Mantras are sound forms of the Divine. The sound forms are the subtlest and, therefore, the most powerful way to invoke the sacred radiance within yourself. Chanting mantras is one of our favorite ways to practice meditation. We love the way they have an almost instantly calming effect on the body and mind. What’s more, they serve as powerful tools to get into a profound state of relaxation.
All mantras have different meanings and hold the power to invoke different Hindu gods and goddesses. The world of yogic mantras is so vast you could spend a lifetime (or several) learning them and chanting the ones that resonate with you. It’s an unending practice. That said, let’s take a look at four of our favorite mantras and see if any of them have meaning for you.
Om Namah Shivayah
This mantra is one of the most popular chants in the yoga tradition. Devotees in India have been chanting Om Namah Shivayah for thousands of years. Its origin is in the Shaivism sect of Hinduism, an ancient sect that’s been around for more than 2,500 years. According to Shaivism, Shiva is the ultimate god and, as such, is revered more than any other Hindu god. One way to invoke Shiva is to chant the mantra, Om Namah Shivayah. This is the mantra of Shiva.
Shiva takes his form in Brahma (the creator), Vishnu (the preserver) and Shiva (the destroyer). Basically, Shiva’s the head honcho here and has the power to create, preserve and destroy life. Chanting Om Namah Shivayah is a particularly powerful practice and is said to give the yogi who chants it profound spiritual gifts.
(Further details on this mantra can be found in Om Namah Shivaya Mantra.)
Ma Durga is a mantra used to invoke the feminine deity, Durga. Durga is one of the most important yoga goddesses because of her amazingly vast array of powers. She’s often referred to as the supreme deity, as she’s the goddess who stands for moral order while fighting against every evil that rears its ugly head. She’s also the protector against the forces of evil.
Like Shiva, Durga is considered to be the supreme one — the mother of the universe — and also takes on the forms of many other goddesses such as Kali, Parvati and Ambika. Durga is the fierce and compassionate mother. Chanting to her is quite a powerful practice and can be especially helpful if you’re working to slay your own demons, or evil vices. If you’re feeling full of greed, anger, jealousy, hatred, selfishness, pride or any other sense of strong negativity, you’ll want to chant Ma Durga as often as feels necessary.
(Learn more about Invoking Durga Within You.)

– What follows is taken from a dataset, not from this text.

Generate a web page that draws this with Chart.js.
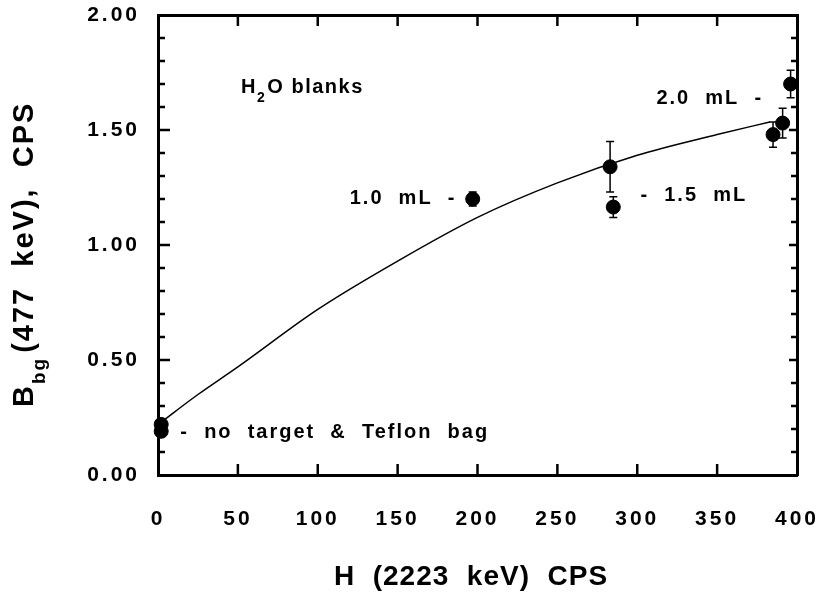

As you might imagine, the mantra, Hare Krishna, is a chant dedicated to the Hindu god, Krishna. Krishna, also referred to as Govinda, is actually the narrator of the beloved ancient Indian text, the Bhagavad Gita. Krishna is the loving and compassionate “blue god,” with skin the color of baby blue and a face full of delicate features.
(More on Krishna's character in Four Facets of Hinduism's Lovable Lord Krishna to Keep in Mind.)
You’ll want to chant the mantra, Hare Krishna, often as it is said to bestow upon the yogi many, many spiritual boons and experiences. For starters, if you’d like to call in more material wealth, you’ll want to pray to Lord Krishna. If you want more beauty in your life, chant to him also. He’s also the god of luxury and happiness, so invoking Krishna is thought to bring all these gifts to his devotees.
Chanting Hare Krishna is also said to offer protection by the Hindu lord himself, helping us to end our struggles in life. Chant his mantra at least 108 times each morning and evening, and relish in the relaxation and blissful feelings this mantra invokes.
Om Aim Hreem Shreem
This particular mantra calls in three aspects of the goddess. It's been our experience that this mantra feels very natural to chant. With this mantra, we call in Saraswati, the goddess of eloquence, creativity and the arts. We also invoke Lalita, the goddess of love, erotic union and the divine love affair. Last, we call in the goddess, Lakshmi, as the power of auspiciousness, goodness, beauty and harmony.
(For more description on these and other Hindu goddesses, try A Guide to Hinduism's Leading Goddesses.)
As we chant this mantra, we allow the subtle sounds to gift our own consciousness with the divine powers of wisdom, adoration, beauty, goodness and love: all the qualities of these three deities. They’re also the qualities of the great creative essence, which is our true nature.
These mantras are framed by the sound, Om, which is the original universal sound and the beginning of creation. Together, these sounds make up an incredibly powerful mantra — one that you’ll want to chant whenever it’s time to call in these three aspects of the divine feminine.